Stangl war Ehrenmitglied der katholischen Studentenverbindungen KDStV Cheruscia Würzburg (1896) und KDStV Gothia Würzburg (1908), beide im CV,[2] sowie der Katholischen Bayerischen Studentenverbindung Rhaetia München-Würzburg (1911).[3]
Stangls wissenschaftliche Arbeit galt der lateinischen Literatur der gesamten Antike. Schwerpunkte setzte er methodisch auf die Überlieferungsgeschichte und Textkritik, inhaltlich (seit dem Studium) auf Ciceros rhetorische Schriften und deren antike Erklärer; dazu kamen in späteren Jahren der Grammatiker Virgilius Maro und der Alexanderhistoriker Quintus Curtius Rufus. Stangls wichtigste Leistungen liegen in seinen Beiträgen zur genauen Kenntnis der handschriftlichen Überlieferung Ciceros: Er verglich mehrere Handschriften, wofür er gelegentlich weite Reisen unternahm (beispielsweise 1889 nach Sizilien), und schuf so die Grundlage für die Editionsarbeit.

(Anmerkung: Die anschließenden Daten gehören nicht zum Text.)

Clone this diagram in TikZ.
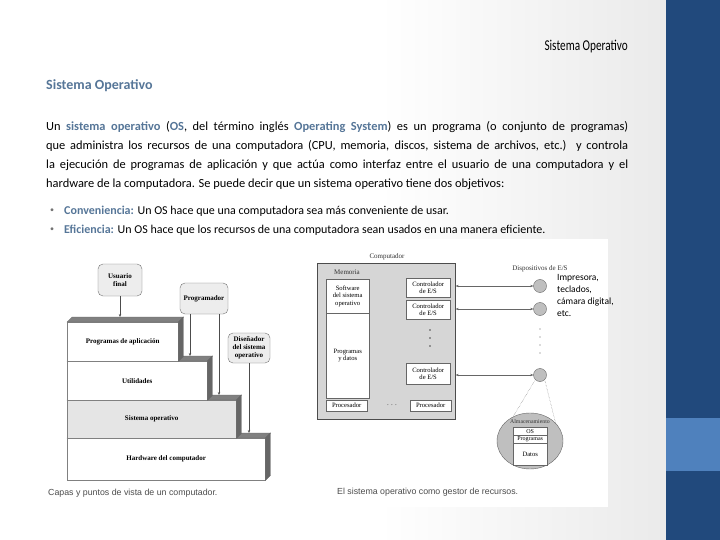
\documentclass[tikz,border=0pt]{standalone}
\usepackage{fontspec}
\setmainfont{Carlito}
\newfontfamily\scanfont{Liberation Serif}
\newfontfamily\capfont{Liberation Sans}
\usetikzlibrary{arrows.meta,positioning,calc,shapes.geometric}
\definecolor{sblue}{RGB}{86,118,152}
\definecolor{bardark}{RGB}{33,73,124}
\definecolor{barlight}{RGB}{79,129,189}
\definecolor{cgray}{RGB}{214,214,214}
\newcommand{\kw}[1]{\textcolor{sblue}{\textbf{#1}}}

\begin{document}
\begin{tikzpicture}[x=1pt,y=-1pt,
  txt/.style={inner sep=0pt,anchor=north west},
  role/.style={draw=black!55,fill=black!7,rounded corners=5pt,align=center,
               inner sep=1pt,font=\scanfont\bfseries\fontsize{7}{8}\selectfont},
  layer/.style={draw=black!50,fill=white,anchor=north west,inner sep=0pt,
                font=\scanfont\bfseries\fontsize{7}{8}\selectfont},
  face/.style={fill=black!50,draw=black!60,line width=0.3pt},
  arr/.style={black!70,line width=0.5pt,-{Stealth[length=3pt,width=2.4pt]}},
  dbl/.style={black!60,line width=0.4pt,
              {Stealth[length=3pt,width=2.4pt]}-{Stealth[length=3pt,width=2.4pt]}},
  ubox/.style={draw=black!60,fill=white,anchor=north west,inner sep=0pt,
               align=center,font=\scanfont\fontsize{6.6}{7.4}\selectfont},
  lbl/.style={inner sep=0pt,font=\scanfont\fontsize{7}{8}\selectfont,text=black!80},
  dev/.style={circle,draw=black!60,fill=black!25,minimum size=13pt,inner sep=0pt},
  capt/.style={anchor=west,inner sep=0pt,text=black!70,
              font=\capfont\fontsize{8.8}{10}\selectfont},
  ]
  \useasboundingbox (0,0) rectangle (720,540);
  % slide background and side bar
  \fill[white] (0,0) rectangle (720,540);
  \shade[left color=white,right color=black!8] (380,0) rectangle (660,540);
  \fill[black!8] (660,0) rectangle (666,540);
  \fill[bardark] (666,0) rectangle (720,540);
  \fill[barlight] (666,418) rectangle (720,471);

  % texts
  \node[anchor=east,inner sep=0pt] (hdr) at (628,47)
    {\scalebox{0.75}[1]{\fontsize{15}{15}\selectfont Sistema Operativo}};
  \node[txt,text=sblue,font=\bfseries\fontsize{14}{16}\selectfont] (ttl) at (46,79) {Sistema Operativo};
  \node[txt,text width=582pt,align=justify,font=\fontsize{12.4}{19}\selectfont] (par) at (46,121)
    {\hyphenpenalty=10000 Un \kw{sistema operativo} (\kw{OS}, del término inglés \kw{Operating System}) es un programa (o conjunto de programas)\linebreak
     que administra los recursos de una computadora (CPU, memoria, discos, sistema de archivos, etc.) y controla\linebreak
     la ejecución de programas de aplicación y que actúa como interfaz entre el usuario de una computadora y el\linebreak
     hardware de la computadora. Se puede decir que un sistema operativo tiene dos objetivos:};
  \node[txt,text=black!55,font=\fontsize{8}{8}\selectfont] (b1) at (50,209) {\textbullet};
  \node[txt,text=black!55,font=\fontsize{8}{8}\selectfont] (b2) at (50,228) {\textbullet};
  \node[txt,font=\fontsize{12}{14}\selectfont] (c1) at (64,206)
    {\kw{Conveniencia:} Un OS hace que una computadora sea más conveniente de usar.};
  \node[txt,font=\fontsize{12}{14}\selectfont] (c2) at (64,225)
    {\kw{Eficiencia:} Un OS hace que los recursos de una computadora sean usados en una manera eficiente.};

  % figure panel
  \fill[white] (45,239) rectangle (608,507);

  % layers of the computer
  \node[layer,minimum width=198pt,minimum height=42pt] (hw) at (67,438) {Hardware del computador};
  \fill[face] (hw.north west) -- ++(5,-5) -- ([shift={(5,-5)}]hw.north east) -- (hw.north east) -- cycle;
  \fill[face,fill=black!60] (hw.north east) -- ++(5,-5) -- ([shift={(5,-5)}]hw.south east) -- (hw.south east) -- cycle;
  \node[layer,fill=black!10,minimum width=169pt,minimum height=38pt] (so) at (67,400) {Sistema operativo};
  \fill[face] (so.north west) -- ++(5,-5) -- ([shift={(5,-5)}]so.north east) -- (so.north east) -- cycle;
  \fill[face,fill=black!60] (so.north east) -- ++(5,-5) -- ([shift={(5,-5)}]so.south east) -- (so.south east) -- cycle;
  \node[layer,minimum width=140pt,minimum height=39pt] (ut) at (67,361) {Utilidades};
  \fill[face] (ut.north west) -- ++(5,-5) -- ([shift={(5,-5)}]ut.north east) -- (ut.north east) -- cycle;
  \fill[face,fill=black!60] (ut.north east) -- ++(5,-5) -- ([shift={(5,-5)}]ut.south east) -- (ut.south east) -- cycle;
  \node[layer,minimum width=111pt,minimum height=39pt] (ap) at (67,322) {Programas de aplicación};
  \fill[face] (ap.north west) -- ++(5,-5) -- ([shift={(5,-5)}]ap.north east) -- (ap.north east) -- cycle;
  \fill[face,fill=black!60] (ap.north east) -- ++(5,-5) -- ([shift={(5,-5)}]ap.south east) -- (ap.south east) -- cycle;

  \node[role,minimum width=44pt,minimum height=32pt] (usr) at (120,280) {Usuario\\final};
  \node[role,minimum width=48pt,minimum height=31pt] (prg) at (204,298.5) {Programador};
  \node[role,minimum width=42pt,minimum height=30pt] (dis) at (249,348) {Diseñador\\del sistema\\operativo};

  \coordinate (apt) at (0,317);
  \coordinate (utt) at (0,356);
  \coordinate (sot) at (0,395);
  \coordinate (hwt) at (0,433);
  \draw[arr] (usr.south) -- (usr.south |- apt);
  \draw[arr] ([xshift=-14pt]prg.south) -- ([xshift=-14pt]prg.south |- utt);
  \draw[arr] ([xshift=15pt]prg.south) -- ([xshift=15pt]prg.south |- sot);
  \draw[arr] (dis.south) -- (dis.south |- hwt);
  \node[capt] (capa) at (48,493) {Capas y puntos de vista de un computador.};

  % the OS as resource manager
  \node[draw=black!70,line width=0.7pt,fill=cgray,anchor=north west,inner sep=0pt,
        minimum width=138pt,minimum height=156pt] (cmp) at (317,263) {};
  \node[lbl] (cmpl) at (387,257) {Computador};
  \node[lbl] (meml) at (347,272) {Memoria};
  \node[ubox,minimum width=43pt,minimum height=34pt] (msw) at (326,279) {Software\\del sistema\\operativo};
  \node[ubox,minimum width=43pt,minimum height=85pt] (mpd) at (326,313) {Programas\\y datos};
  \node[ubox,minimum width=44pt,minimum height=19pt] (ctla) at (406,278) {Controlador\\de E/S};
  \node[ubox,minimum width=44pt,minimum height=19pt] (ctlb) at (406,300) {Controlador\\de E/S};
  \node[ubox,minimum width=44pt,minimum height=21pt] (ctlc) at (406,363) {Controlador\\de E/S};
  \node[ubox,minimum width=41pt,minimum height=11pt] (pra) at (326,400) {Procesador};
  \node[ubox,minimum width=41pt,minimum height=11pt] (prb) at (410,400) {Procesador};
  \node[lbl] (pdots) at (392,405) {. . .};
  \foreach \yy in {330,338,346} \fill[black!70] (430,\yy) circle (0.8pt);

  \node[lbl] (devl) at (540,269) {Dispositivos de E/S};
  \node[dev] (dva) at (540,286) {};
  \node[dev] (dvb) at (540,309) {};
  \node[dev] (dvc) at (540,375) {};
  \foreach \yy in {329,337,345,353} \fill[black!60] (540,\yy) circle (0.6pt);
  \draw[dbl] (cmp.east |- dva) -- (dva.west);
  \draw[dbl] (cmp.east |- dvb) -- (dvb.west);
  \draw[dbl] (cmp.east |- dvc) -- (dvc.west);
  \node[txt,align=left,font=\fontsize{9.5}{12}\selectfont] (devt) at (557,274)
    {Impresora,\\teclados,\\cámara digital,\\etc.};

  \node[ellipse,draw=black!60,fill=black!25,minimum width=66pt,minimum height=56pt,inner sep=0pt] (sto) at (530,441) {};
  \draw[black!60,densely dotted] (dvc.south west) -- (sto.125);
  \draw[black!60,densely dotted] (dvc.south east) -- (sto.35);
  \node[lbl,font=\scanfont\fontsize{5.8}{6}\selectfont] (stol) at (530,422) {Almacenamiento};
  \node[ubox,minimum width=34pt,minimum height=8pt,font=\scanfont\fontsize{6}{6}\selectfont] (sos) at (513,427) {OS};
  \node[ubox,minimum width=34pt,minimum height=8pt,font=\scanfont\fontsize{6}{6}\selectfont] (spr) at (513,435) {Programas};
  \node[ubox,minimum width=34pt,minimum height=22pt] (sdt) at (513,443) {Datos};
  \node[capt] (capb) at (337,492) {El sistema operativo como gestor de recursos.};
\end{tikzpicture}
\end{document}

Seine Forschungsergebnisse schlugen sich nicht nur in zahllosen Einzelpublikationen (Aufsätze, Miszellen, Programmabhandlungen und Rezensionen) nieder, sondern auch in Editionen: Stangl veröffentlichte kritische Editionen von Ciceros Schriften Orator (1885), Brutus de claris oratoribus (1886) und De oratore (1893) und vom sogenannten Gronov-Scholiasten (1884). Für die Cicero-Kommentatoren (Scholiasten) bereitete er eine zusammenfassende Edition vor, von der er nur einen Band abschloss (1912) mit den Scholien des Asconius Pedianus und zahlreichen anonymen oder pseudonymen Scholien älterer und jüngerer Zeit. Die Bände 1 und 3 (Überlieferungsgeschichte und Indizes) erschienen nicht. Die Ausgabe ist bis heute maßgeblich geblieben und wurde zuletzt 2013 nachgedruckt. Die Alexandergeschichte des Quintus Curtius Rufus gab Stangl 1902 für den Schulgebrauch heraus. Er bereitete auch eine größere kritische Edition vor, die er jedoch bis zu seinem Tod nicht abschloss.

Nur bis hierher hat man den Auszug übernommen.